Your ERP partner should provide:
- Role-based training
- Admin training
- Shop-floor user guidance
- Ongoing support
- Continuous optimization assistance
And ideally:
Support from people who actually understand manufacturing operations—not just ticket management software.
7. Choose a Partner That Thinks Beyond Go-Live
Go-live is not the finish line.
It is the beginning.
The right ERP implementation partner helps you improve continuously:
- Reduce scrap
- Improve inventory accuracy
- Optimize scheduling
- Increase traceability
- Enhance reporting
- Scale operations
ERP should evolve alongside your manufacturing business.
Otherwise, you end up with an expensive digital filing cabinet.
Common Mistakes Plastics Manufacturers Make
Choosing Based on Lowest Price
Cheap ERP implementations often become very expensive corrections later.
Especially when operational workflows must be rebuilt after launch.
Ignoring Industry Experience
A generic ERP consultant may understand software.
That does not mean they understand manufacturing.
And manufacturing always wins that argument eventually.
Underestimating Data Migration
Migrating inaccurate inventory, BOMs, or production data into a new ERP system is basically importing chaos into a more expensive environment.
Treating ERP as an IT Project Only
ERP affects:
- Operations
- Production
- Purchasing
- Quality
- Inventory
- Finance
- Leadership
This is a business transformation project, not just an IT deployment.
Questions You Should Ask an ERP Implementation Partner
Before signing anything, ask:
- Have you implemented ERP for plastics manufacturers before?
- How do you handle batch traceability?
- What does your go-live support look like?
- How do you manage change resistance?
- How do you handle production scheduling complexity?
- Can you support MES integration and real-time reporting?
- What happens after implementation?
If the answers sound vague, overly generic, or suspiciously buzzword-heavy, keep looking.
Why Manufacturers Work with Data V Tech
Data V Tech Solutions Company Ltd. focuses on helping manufacturers and distributors modernize operations using Epicor ERP solutions.
For plastics and packaging manufacturers, this includes:
- Epicor Kinetic ERP
- Epicor Advanced MES
- Epicor ECM (DocStar)
- Real-time production visibility
- Integrated inventory and quality management
- Traceability and compliance workflows
- Manufacturing-focused ERP implementation support
More importantly, Data V Tech understands that ERP implementation is not about software screens.

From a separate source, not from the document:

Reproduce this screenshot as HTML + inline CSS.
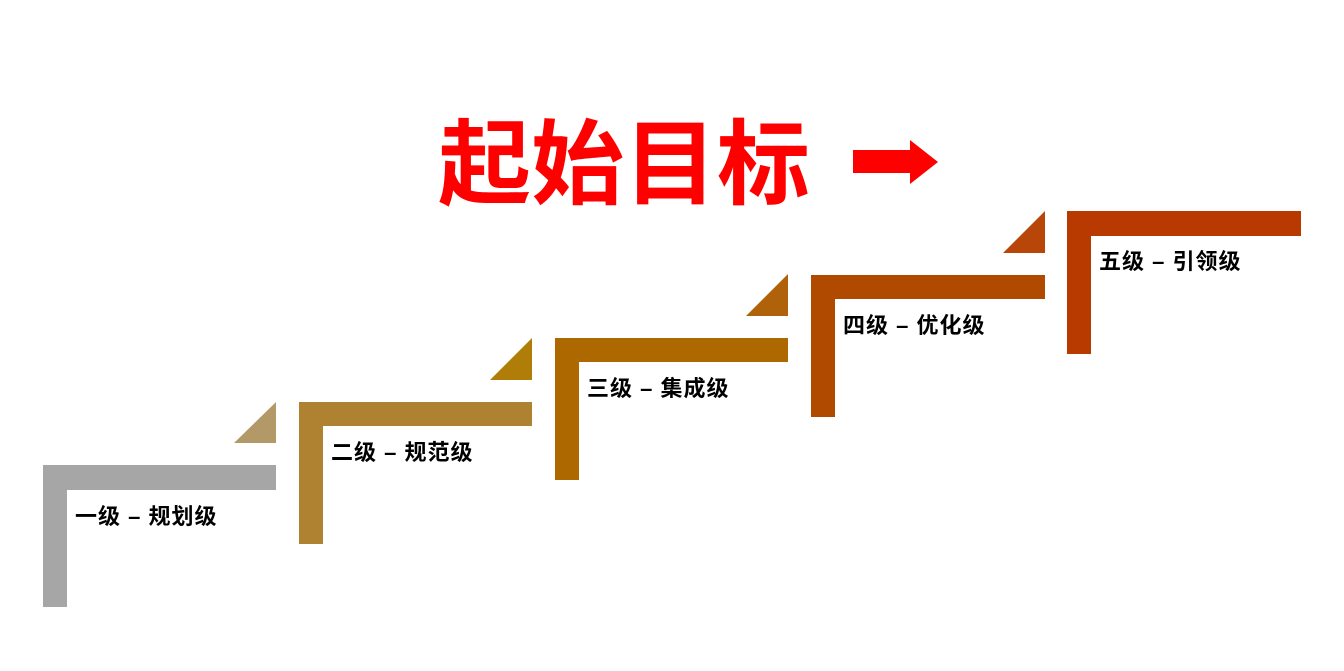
<!DOCTYPE html>
<html><head><meta charset="utf-8"><style>
html,body{margin:0;padding:0;background:#fff;width:1344px;height:671px;overflow:hidden;font-family:"Liberation Sans","Noto Sans CJK SC",sans-serif}
</style></head><body>
<svg width="1344" height="671" viewBox="0 0 1344 671" xmlns="http://www.w3.org/2000/svg" style="position:absolute;left:0;top:0">
<text x="624" y="197" text-anchor="middle" font-family="Liberation Sans, Noto Sans CJK SC, sans-serif" font-weight="bold" font-size="93" fill="#ff0000">起始目标</text>
<polygon points="853,150 910,150 910,140 938,162 910,184 910,173 853,173" fill="#ff0000"/>
<g font-family="Liberation Sans, Noto Sans CJK SC, sans-serif" font-weight="bold" font-size="22" letter-spacing="1" fill="#000">
<path d="M43,465 H276 V490 H67 V607 H43 Z" fill="#a6a6a6"/>
<polygon points="234,443 276,443 276,402" fill="#b39868"/>
<text x="75" y="524">一级 – 规划级</text>
<path d="M299,402 H532 V426 H323 V544 H299 Z" fill="#ae8230"/>
<polygon points="490,380 532,380 532,338" fill="#b07d08"/>
<text x="331" y="460">二级 – 规范级</text>
<path d="M555,338 H788 V362 H579 V480 H555 Z" fill="#ad6800"/>
<polygon points="746,316 788,316 788,274" fill="#b0620a"/>
<text x="587" y="396">三级 – 集成级</text>
<path d="M811,275 H1045 V299 H835 V417 H811 Z" fill="#b04a00"/>
<polygon points="1003,253 1045,253 1045,211" fill="#b84608"/>
<text x="843" y="333">四级 – 优化级</text>
<path d="M1067,211 H1301 V236 H1091 V354 H1067 Z" fill="#b83a00"/>
<text x="1099" y="269">五级 – 引领级</text>
</g>
</svg>
</body></html>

It is about operational performance.
Which is exactly why manufacturing expertise matters.
Final Thought
Choosing an ERP implementation partner for plastics manufacturing is not about finding the cheapest proposal or the flashiest demo.
It is about finding a partner that understands:
- Your production reality
- Your operational risks
- Your traceability requirements
- Your long-term growth goals
Because ERP systems do not fail in theory.
They fail on shop floors.
And the right implementation partner makes sure yours does not.